Neil Cornelssen says he misses the free cookies in the evening at one hotel and the daily newspaper outside his door at others.
He's also noticing that bath towels in a growing number of hotel rooms are shabby and need to be replaced.
Cornelssen, a sales manager in Marlton, N.J., is one of many frequent travelers who say they see the tangible effect that the recession has had on the nation's hotel industry. Among them: run-down rooms with fewer bathroom amenities, closed club lounges, fewer concierge staffers, slow room service, reduced hours at restaurants and bars, and infrequent airport shuttles.
"The unfortunate reality of today's marketplace," says Hotels magazine Editor-in-Chief Jeff Weinstein, is hotels are "more focused on saving cash than delivering the best service."

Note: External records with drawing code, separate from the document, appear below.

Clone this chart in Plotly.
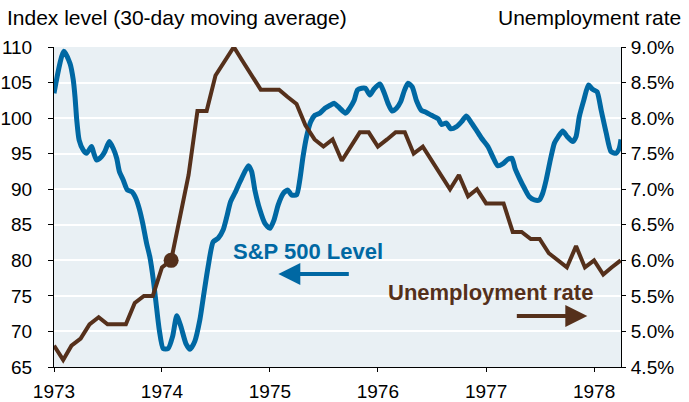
import plotly.graph_objects as go
import pandas as pd

# ---------------- data ----------------
sp_dates = [
    "1973-01-01", "1973-02-03", "1973-02-24", "1973-03-07", "1973-03-13", "1973-03-19",
    "1973-03-27", "1973-04-10", "1973-04-21", "1973-05-08", "1973-05-16", "1973-05-25",
    "1973-06-11", "1973-06-22", "1973-07-07", "1973-07-20", "1973-08-01", "1973-08-10",
    "1973-08-23", "1973-09-06", "1973-09-21", "1973-10-05", "1973-10-16", "1973-10-28",
    "1973-11-10", "1973-11-21", "1973-12-03", "1973-12-12", "1973-12-23", "1974-01-05",
    "1974-01-22", "1974-02-06", "1974-02-20", "1974-03-06", "1974-03-23", "1974-04-06",
    "1974-04-22", "1974-05-09", "1974-05-23", "1974-06-06", "1974-06-23", "1974-07-10",
    "1974-07-27", "1974-08-08", "1974-08-21", "1974-09-05", "1974-09-19", "1974-09-27",
    "1974-10-20", "1974-10-31", "1974-11-11", "1974-11-28", "1974-12-15", "1975-01-01",
    "1975-01-15", "1975-01-29", "1975-02-15", "1975-03-02", "1975-03-15", "1975-04-01",
    "1975-04-12", "1975-04-23", "1975-05-05", "1975-05-19", "1975-06-02", "1975-06-19",
    "1975-07-06", "1975-07-23", "1975-08-06", "1975-08-20", "1975-09-14", "1975-09-28",
    "1975-10-13", "1975-10-24", "1975-11-07", "1975-11-20", "1975-12-05", "1975-12-19",
    "1976-01-08", "1976-01-22", "1976-02-05", "1976-02-18", "1976-03-04", "1976-03-18",
    "1976-03-30", "1976-04-12", "1976-04-26", "1976-05-11", "1976-05-27", "1976-06-08",
    "1976-06-30", "1976-07-23", "1976-08-03", "1976-08-20", "1976-09-03", "1976-09-23",
    "1976-10-10", "1976-10-26", "1976-11-12", "1976-11-29", "1976-12-16", "1977-01-07",
    "1977-01-23", "1977-02-09", "1977-02-26", "1977-03-15", "1977-03-29", "1977-04-09",
    "1977-04-24", "1977-05-11", "1977-05-27", "1977-06-13", "1977-06-30", "1977-07-11",
    "1977-07-23", "1977-08-06", "1977-08-20", "1977-09-02", "1977-09-17", "1977-10-02",
    "1977-10-21", "1977-11-01", "1977-11-12", "1977-11-27", "1977-12-13", "1977-12-27",
    "1978-01-11", "1978-01-25", "1978-02-11", "1978-02-27", "1978-03-16", "1978-03-27",
    "1978-04-02",
]
sp_level = [
    103.5, 109.4, 107.7, 105.4, 103.0, 99.7,
    96.9, 95.5, 95.05, 96.0, 95.0, 94.1,
    94.6, 95.3, 96.7, 95.75, 94.35, 92.5,
    91.3, 89.9, 89.65, 88.7, 87.3, 85.2,
    82.4, 80.5, 77.2, 74.0, 70.2, 67.6,
    67.6, 69.3, 72.2, 70.7, 68.3, 67.5,
    68.6, 71.6, 75.4, 79.1, 82.6, 83.1,
    84.3, 86.1, 88.25, 89.5, 90.8, 91.5,
    93.3, 92.5, 89.9, 87.1, 85.2, 84.5,
    85.7, 87.8, 89.4, 89.9, 89.2, 89.2,
    91.3, 94.6, 97.4, 99.5, 100.4, 100.7,
    101.4, 101.8, 102.1, 101.6, 100.7, 101.4,
    102.5, 103.95, 104.2, 104.2, 103.25, 104.1,
    104.8, 103.6, 102.0, 101.0, 101.4, 102.3,
    103.8, 104.9, 104.4, 102.4, 101.1, 100.9,
    100.4, 99.9, 99.1, 99.3, 98.5, 98.8,
    99.5, 100.3, 99.35, 98.3, 97.2, 96.0,
    94.6, 93.3, 93.55, 94.2, 94.35, 92.9,
    91.5, 90.1, 88.95, 88.5, 88.5, 89.4,
    91.3, 94.1, 96.5, 97.4, 98.2, 97.4,
    96.7, 97.4, 100.2, 102.5, 104.65, 104.05,
    103.7, 101.1, 97.9, 95.3, 95.05, 95.75,
    97.0,
]

unemp_months = pd.date_range("1973-01-01", periods=64, freq="MS")
unemp_rate = [
    4.8, 4.6, 4.8, 4.9, 5.1, 5.2, 5.1, 5.1, 5.1, 5.4, 5.5, 5.5,
    5.9, 6.0, 6.6, 7.2, 8.1, 8.1, 8.6, 8.8, 9.0, 8.8, 8.6, 8.4,
    8.4, 8.4, 8.3, 8.2, 7.9, 7.7, 7.6, 7.7, 7.4, 7.6, 7.8, 7.8,
    7.6, 7.7, 7.8, 7.8, 7.5, 7.6, 7.4, 7.2, 7.0, 7.2, 6.9, 7.0,
    6.8, 6.8, 6.8, 6.4, 6.4, 6.3, 6.3, 6.1, 6.0, 5.9, 6.2, 5.9,
    6.0, 5.8, 5.9, 6.0,
]
marker_date = ["1974-02-01"]
marker_rate = [6.0]

year_ticks = ["1973-01-01", "1974-01-01", "1975-01-01", "1976-01-01", "1977-01-01", "1978-01-01"]
year_labels = ["1973", "1974", "1975", "1976", "1977", "1978"]
left_ticks = [65, 70, 75, 80, 85, 90, 95, 100, 105, 110]
right_ticks = [4.5, 5.0, 5.5, 6.0, 6.5, 7.0, 7.5, 8.0, 8.5, 9.0]
right_labels = ["4.5%", "5.0%", "5.5%", "6.0%", "6.5%", "7.0%", "7.5%", "8.0%", "8.5%", "9.0%"]

# ---------------- style ----------------
BLUE = "#0068A3"
BROWN = "#55301B"
FONT = "Liberation Sans, Arial, sans-serif"

fig = go.Figure()
fig.add_trace(go.Scatter(
    x=sp_dates, y=sp_level, mode="lines", yaxis="y",
    line=dict(color=BLUE, width=5, shape="spline", smoothing=0.6),
    hoverinfo="skip", showlegend=False,
))
fig.add_trace(go.Scatter(
    x=unemp_months, y=unemp_rate, mode="lines", yaxis="y2",
    line=dict(color=BROWN, width=4),
    hoverinfo="skip", showlegend=False,
))
fig.add_trace(go.Scatter(
    x=marker_date, y=marker_rate, mode="markers", yaxis="y2",
    marker=dict(color=BROWN, size=15),
    hoverinfo="skip", showlegend=False,
))

fig.update_layout(
    width=689, height=402,
    margin=dict(l=54, r=68, t=47, b=35),
    paper_bgcolor="white",
    plot_bgcolor="#E9F0F4",
    font=dict(family=FONT, size=19, color="black"),
    xaxis=dict(
        type="date", range=["1973-01-01", "1978-04-02"],
        tickvals=year_ticks, ticktext=year_labels,
        showgrid=False, zeroline=False, automargin=False,
        showline=True, linecolor="black", linewidth=1,
        ticks="outside", ticklen=4, tickcolor="black", tickwidth=1,
        ticklabelstandoff=3,
        tickfont=dict(size=19),
    ),
    yaxis=dict(
        range=[65, 110], tickvals=left_ticks,
        showgrid=True, gridcolor="white", gridwidth=2, zeroline=False,
        automargin=False,
        showline=True, linecolor="black", linewidth=1,
        ticks="outside", ticklen=5, tickcolor="black", tickwidth=1,
        ticklabelstandoff=12,
        tickfont=dict(size=19),
    ),
    yaxis2=dict(
        range=[4.5, 9.0], tickvals=right_ticks, ticktext=right_labels,
        overlaying="y", side="right",
        showgrid=False, zeroline=False, automargin=False,
        showline=True, linecolor="black", linewidth=1,
        ticks="outside", ticklen=4, tickcolor="black", tickwidth=1,
        ticklabelstandoff=1,
        tickfont=dict(size=19),
    ),
)

annotations = [
    dict(text="Index level (30-day moving average)", xref="paper", yref="paper",
         x=-0.086, y=1.05, xanchor="left", yanchor="bottom", showarrow=False,
         font=dict(size=21, color="black")),
    dict(text="Unemployment rate", xref="paper", yref="paper",
         x=1.11, y=1.05, xanchor="right", yanchor="bottom", showarrow=False,
         font=dict(size=21, color="black")),
    dict(text="<b>S&amp;P 500 Level</b>", xref="paper", yref="paper",
         x=0.448, y=0.3625, xanchor="center", yanchor="middle", showarrow=False,
         font=dict(size=22, color=BLUE)),
    dict(text="<b>Unemployment rate</b>", xref="paper", yref="paper",
         x=0.770, y=0.2328, xanchor="center", yanchor="middle", showarrow=False,
         font=dict(size=22, color=BROWN)),
    dict(text="", xref="paper", yref="paper", x=0.3956, y=0.2906,
         ax=72, ay=0, showarrow=True, arrowhead=2, arrowsize=1.1, arrowwidth=4,
         arrowcolor=BLUE, standoff=0),
    dict(text="", xref="paper", yref="paper", x=0.9406, y=0.159,
         ax=-72, ay=0, showarrow=True, arrowhead=2, arrowsize=1.1, arrowwidth=4,
         arrowcolor=BROWN, standoff=0),
]
fig.update_layout(annotations=annotations)

# remove the page's default body margin so the figure sits at the top-left corner
fig.write_html("out.html", config={"displayModeBar": False},
               post_script="document.body.style.margin='0';")
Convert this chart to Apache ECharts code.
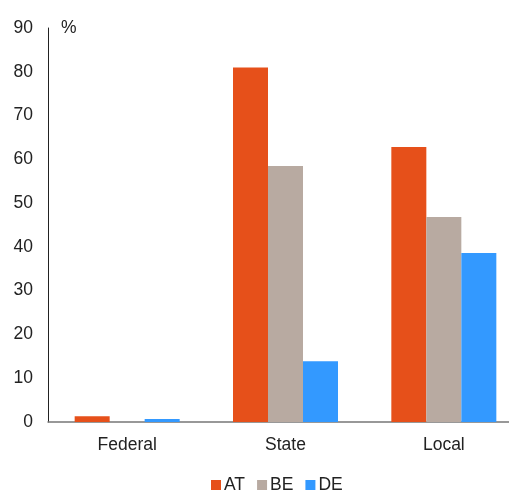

Hit by a declining demand for rooms, low room rates and plummeting revenue, hotel companies have laid off hundreds of thousands of employees and are struggling to maintain quality. A record number of hotels are defaulting on mortgage payments. Hundreds have been taken over in foreclosures, and some have closed or are about to.
"Because of the recession and the credit bust," says Ed Watkins, editor of the trade publication Lodging Hospitality, "it's the worst downturn in decades — perhaps ever."
As a result, says Robert Habeeb, president of Chicago's First Hospitality Group, which operates 40 hotels in eight states, "The industry is in survival mode."